There are people today screaming for inflation. They are desperate for higher prices. They are hiding their nefarious desires behind the ludicrous claim that the UK and US economies are deflating.
Here is a good example of an inflator - Jim Cramer. In this clip, he puts forward the claim that the US is deflating right now.
What is Cramer's argument? It seems to go something like this; if we take out commodity prices from the US CPI and replace it with house prices, then the CPI is actually falling. Therefore, the US is deflating and on the edge of a 1930s depression.
Is this true? Certainly house prices are falling. The non-commodity part of the CPI, which loosely corresponds to the PCE index, is not falling. In fact, it is rising. So are input prices, output prices, the GDP deflator and import prices. In fact, the only two prices that are falling right now are house and equity prices. So much for deflation.
The argument is obviously foolish. However, if we stretched the argument back to 2002-06, it must follow that the US was inflating. Back then, house prices were going up at double digit rates. So were equity prices. I don't recall Cramer raving about inflation back then.
He also launches a vicious and largely incoherent attack on the Fed. When it comes to practical policy advice, he substitutes his incoherence with silence. What should the Fed do? Jim has no idea.

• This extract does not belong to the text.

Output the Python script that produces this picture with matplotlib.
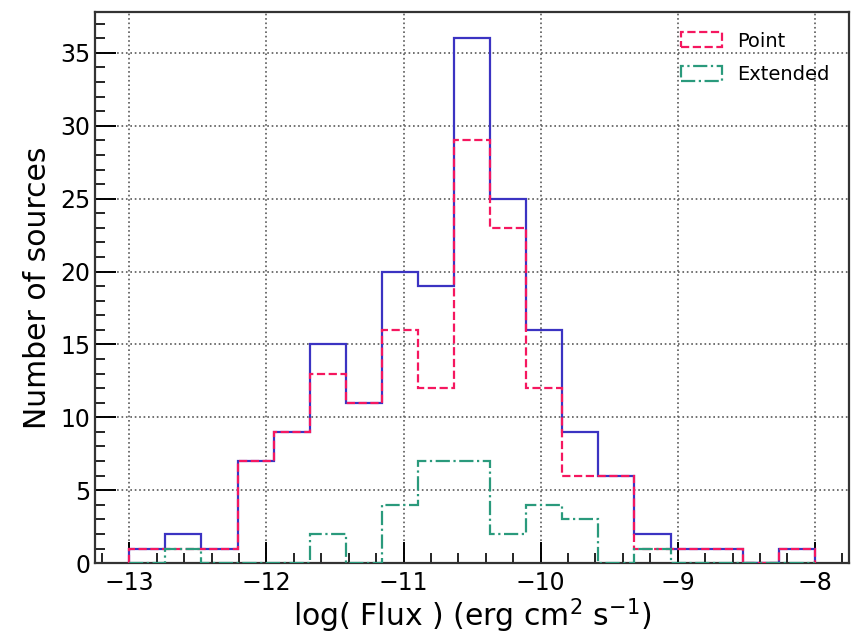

The simple fact is that Cramer and his banker mates want inflation. They believe that higher prices will help out their insolvent customers, who took out loans that they can not now pay back. The losers will be savers. Since the bankers sit in the middle and make their money taking a margin, inflation will stabilise their balance sheets and allow them to keep on making money.
So, for people like Cramer, this deflation argument is really useful. However, it is a Trojan horse for inflation. It is a useful intellectual instrument in hands of self=serving self-interested bankers.
Make no mistake, inflation is the real problem. How do we know this? Because the money supply and inflation data tells us so.